» **DATA SHOWN**
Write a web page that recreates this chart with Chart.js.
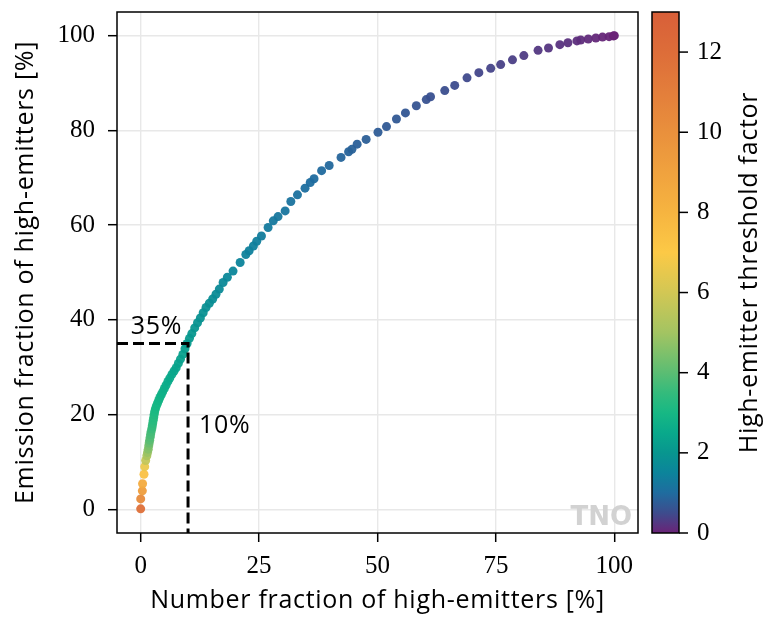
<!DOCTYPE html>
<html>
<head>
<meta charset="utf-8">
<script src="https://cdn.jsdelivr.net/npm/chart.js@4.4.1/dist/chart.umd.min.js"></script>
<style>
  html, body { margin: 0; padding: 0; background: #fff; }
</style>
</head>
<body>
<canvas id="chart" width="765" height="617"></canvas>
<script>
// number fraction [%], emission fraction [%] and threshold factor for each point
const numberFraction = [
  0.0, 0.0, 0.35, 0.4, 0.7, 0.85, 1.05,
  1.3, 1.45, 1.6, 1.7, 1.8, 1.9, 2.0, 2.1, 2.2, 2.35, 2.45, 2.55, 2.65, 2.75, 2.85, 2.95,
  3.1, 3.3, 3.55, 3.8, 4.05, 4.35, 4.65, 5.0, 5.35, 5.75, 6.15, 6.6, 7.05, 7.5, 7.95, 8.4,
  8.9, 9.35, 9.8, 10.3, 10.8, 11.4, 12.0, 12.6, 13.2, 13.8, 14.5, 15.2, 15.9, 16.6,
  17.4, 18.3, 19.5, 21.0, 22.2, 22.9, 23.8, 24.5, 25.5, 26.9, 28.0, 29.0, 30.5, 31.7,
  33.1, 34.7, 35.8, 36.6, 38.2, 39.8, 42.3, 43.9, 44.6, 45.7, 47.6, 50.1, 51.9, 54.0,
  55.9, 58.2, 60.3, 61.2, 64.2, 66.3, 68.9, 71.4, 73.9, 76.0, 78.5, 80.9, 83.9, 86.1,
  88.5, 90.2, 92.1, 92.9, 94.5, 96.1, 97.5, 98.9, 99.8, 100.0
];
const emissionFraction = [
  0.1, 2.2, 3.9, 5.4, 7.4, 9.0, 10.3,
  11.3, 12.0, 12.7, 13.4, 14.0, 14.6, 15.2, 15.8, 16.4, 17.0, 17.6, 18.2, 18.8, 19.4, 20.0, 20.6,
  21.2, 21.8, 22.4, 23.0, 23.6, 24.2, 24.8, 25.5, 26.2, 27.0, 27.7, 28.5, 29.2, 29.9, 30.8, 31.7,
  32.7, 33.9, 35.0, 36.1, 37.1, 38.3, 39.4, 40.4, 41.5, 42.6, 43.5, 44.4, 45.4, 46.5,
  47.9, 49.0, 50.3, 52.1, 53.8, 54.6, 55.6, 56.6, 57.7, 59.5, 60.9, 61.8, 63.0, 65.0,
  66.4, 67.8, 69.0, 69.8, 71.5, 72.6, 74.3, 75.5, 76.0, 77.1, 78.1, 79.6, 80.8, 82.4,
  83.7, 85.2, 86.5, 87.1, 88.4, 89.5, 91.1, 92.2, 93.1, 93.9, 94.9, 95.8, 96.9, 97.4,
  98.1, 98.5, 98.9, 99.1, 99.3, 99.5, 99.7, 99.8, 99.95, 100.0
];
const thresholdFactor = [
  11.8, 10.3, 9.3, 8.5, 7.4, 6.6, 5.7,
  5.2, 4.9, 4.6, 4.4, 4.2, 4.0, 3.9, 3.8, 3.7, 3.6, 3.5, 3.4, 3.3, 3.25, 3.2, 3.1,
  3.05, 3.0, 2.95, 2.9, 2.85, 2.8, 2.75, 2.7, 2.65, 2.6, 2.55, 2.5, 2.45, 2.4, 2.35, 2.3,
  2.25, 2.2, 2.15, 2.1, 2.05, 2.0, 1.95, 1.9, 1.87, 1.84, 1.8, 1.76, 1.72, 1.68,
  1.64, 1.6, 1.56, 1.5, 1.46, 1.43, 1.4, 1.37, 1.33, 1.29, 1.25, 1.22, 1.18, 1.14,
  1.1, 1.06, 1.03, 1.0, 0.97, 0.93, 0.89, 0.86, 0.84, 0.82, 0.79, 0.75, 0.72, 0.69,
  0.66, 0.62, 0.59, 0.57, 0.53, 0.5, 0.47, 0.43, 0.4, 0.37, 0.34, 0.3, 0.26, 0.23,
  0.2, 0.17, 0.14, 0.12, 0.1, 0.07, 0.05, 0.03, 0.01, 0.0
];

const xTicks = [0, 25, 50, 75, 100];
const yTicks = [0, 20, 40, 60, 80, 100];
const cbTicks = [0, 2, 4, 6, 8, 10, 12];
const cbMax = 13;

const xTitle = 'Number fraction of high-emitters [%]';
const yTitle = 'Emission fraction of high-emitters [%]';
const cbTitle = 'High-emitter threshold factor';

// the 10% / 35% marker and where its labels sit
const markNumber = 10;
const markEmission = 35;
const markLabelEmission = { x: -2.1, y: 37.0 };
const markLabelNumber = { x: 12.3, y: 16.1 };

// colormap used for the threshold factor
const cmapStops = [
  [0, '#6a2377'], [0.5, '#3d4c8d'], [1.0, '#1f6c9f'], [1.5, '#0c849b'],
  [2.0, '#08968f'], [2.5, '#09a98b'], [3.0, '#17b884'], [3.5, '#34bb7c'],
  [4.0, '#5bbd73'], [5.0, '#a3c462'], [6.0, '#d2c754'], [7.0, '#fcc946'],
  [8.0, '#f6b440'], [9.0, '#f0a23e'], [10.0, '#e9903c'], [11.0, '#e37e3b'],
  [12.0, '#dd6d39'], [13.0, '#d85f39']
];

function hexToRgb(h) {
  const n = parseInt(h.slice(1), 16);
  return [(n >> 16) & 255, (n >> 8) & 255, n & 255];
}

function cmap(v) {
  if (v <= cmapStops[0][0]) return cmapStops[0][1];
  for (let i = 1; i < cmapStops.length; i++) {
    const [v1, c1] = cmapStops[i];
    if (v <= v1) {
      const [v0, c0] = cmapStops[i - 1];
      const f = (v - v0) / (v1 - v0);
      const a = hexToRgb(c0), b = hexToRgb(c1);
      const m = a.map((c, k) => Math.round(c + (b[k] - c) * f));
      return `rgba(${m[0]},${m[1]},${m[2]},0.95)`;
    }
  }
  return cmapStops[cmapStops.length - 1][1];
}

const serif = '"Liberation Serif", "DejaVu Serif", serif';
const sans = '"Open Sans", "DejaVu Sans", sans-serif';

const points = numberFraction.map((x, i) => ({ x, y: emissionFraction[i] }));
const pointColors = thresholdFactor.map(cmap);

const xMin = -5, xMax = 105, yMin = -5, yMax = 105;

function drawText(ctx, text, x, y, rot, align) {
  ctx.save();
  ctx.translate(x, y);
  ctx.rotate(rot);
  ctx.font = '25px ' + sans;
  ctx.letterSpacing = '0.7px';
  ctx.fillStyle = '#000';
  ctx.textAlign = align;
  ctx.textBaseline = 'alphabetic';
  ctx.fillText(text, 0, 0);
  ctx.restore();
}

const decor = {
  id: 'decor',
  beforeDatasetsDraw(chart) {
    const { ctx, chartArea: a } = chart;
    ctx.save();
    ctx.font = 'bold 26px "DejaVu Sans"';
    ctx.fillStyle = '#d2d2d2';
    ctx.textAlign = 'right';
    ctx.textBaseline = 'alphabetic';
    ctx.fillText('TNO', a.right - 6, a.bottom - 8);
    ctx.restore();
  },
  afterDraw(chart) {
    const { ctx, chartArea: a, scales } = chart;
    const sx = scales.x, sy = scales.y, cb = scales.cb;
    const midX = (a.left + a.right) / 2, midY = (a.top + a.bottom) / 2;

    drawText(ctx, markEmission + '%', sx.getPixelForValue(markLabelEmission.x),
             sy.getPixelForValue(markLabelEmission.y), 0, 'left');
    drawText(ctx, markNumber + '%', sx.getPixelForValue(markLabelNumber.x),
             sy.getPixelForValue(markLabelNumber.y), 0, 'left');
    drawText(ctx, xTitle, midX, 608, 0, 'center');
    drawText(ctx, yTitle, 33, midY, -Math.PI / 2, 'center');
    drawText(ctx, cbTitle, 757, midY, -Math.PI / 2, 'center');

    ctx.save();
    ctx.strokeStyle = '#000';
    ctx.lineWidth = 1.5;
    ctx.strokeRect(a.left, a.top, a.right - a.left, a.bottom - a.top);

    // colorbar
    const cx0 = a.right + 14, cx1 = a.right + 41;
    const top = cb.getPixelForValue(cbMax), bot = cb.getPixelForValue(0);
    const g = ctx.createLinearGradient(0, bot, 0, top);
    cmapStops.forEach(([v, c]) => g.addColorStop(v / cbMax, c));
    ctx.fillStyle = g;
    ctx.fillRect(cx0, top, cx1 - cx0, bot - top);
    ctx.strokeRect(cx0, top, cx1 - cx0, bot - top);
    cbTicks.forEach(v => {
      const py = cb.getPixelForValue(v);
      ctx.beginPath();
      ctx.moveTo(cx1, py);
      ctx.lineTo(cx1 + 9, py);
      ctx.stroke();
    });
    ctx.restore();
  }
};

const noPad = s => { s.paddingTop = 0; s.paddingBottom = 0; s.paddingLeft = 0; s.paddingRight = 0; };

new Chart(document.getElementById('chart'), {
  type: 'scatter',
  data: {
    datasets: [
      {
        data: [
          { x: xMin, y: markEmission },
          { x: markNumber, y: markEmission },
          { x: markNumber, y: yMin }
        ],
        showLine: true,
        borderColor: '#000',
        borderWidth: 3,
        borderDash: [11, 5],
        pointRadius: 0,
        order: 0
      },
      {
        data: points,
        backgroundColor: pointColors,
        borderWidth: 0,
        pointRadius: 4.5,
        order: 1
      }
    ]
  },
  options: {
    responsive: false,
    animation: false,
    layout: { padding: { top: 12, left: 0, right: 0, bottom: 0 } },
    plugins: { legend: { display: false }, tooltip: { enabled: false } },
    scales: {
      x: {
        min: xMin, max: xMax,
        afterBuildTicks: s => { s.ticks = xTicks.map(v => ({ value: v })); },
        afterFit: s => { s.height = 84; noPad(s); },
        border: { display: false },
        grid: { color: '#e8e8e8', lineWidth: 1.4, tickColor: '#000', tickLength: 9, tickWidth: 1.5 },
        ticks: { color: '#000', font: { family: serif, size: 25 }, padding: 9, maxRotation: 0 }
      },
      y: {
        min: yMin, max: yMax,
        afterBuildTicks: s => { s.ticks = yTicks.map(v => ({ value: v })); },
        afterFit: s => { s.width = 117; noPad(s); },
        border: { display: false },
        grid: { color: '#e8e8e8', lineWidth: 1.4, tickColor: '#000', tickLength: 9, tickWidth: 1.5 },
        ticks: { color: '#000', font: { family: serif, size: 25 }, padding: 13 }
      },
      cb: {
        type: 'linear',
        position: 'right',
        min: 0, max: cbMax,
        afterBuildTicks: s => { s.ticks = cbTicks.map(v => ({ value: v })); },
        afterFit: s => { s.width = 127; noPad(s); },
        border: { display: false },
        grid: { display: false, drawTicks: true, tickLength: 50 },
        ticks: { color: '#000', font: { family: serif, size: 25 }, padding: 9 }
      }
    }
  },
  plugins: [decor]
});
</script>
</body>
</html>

» **GIVEN TASK**
Wherever the word "chart" occurs in a line of the listing, copy that line.

» **CORRECT ANSWER**
Write a web page that recreates this chart with Chart.js.
<script src="https://cdn.jsdelivr.net/npm/chart.js@4.4.1/dist/chart.umd.min.js"></script>
<canvas id="chart" width="765" height="617"></canvas>
  beforeDatasetsDraw(chart) {
    const { ctx, chartArea: a } = chart;
  afterDraw(chart) {
    const { ctx, chartArea: a, scales } = chart;
new Chart(document.getElementById('chart'), {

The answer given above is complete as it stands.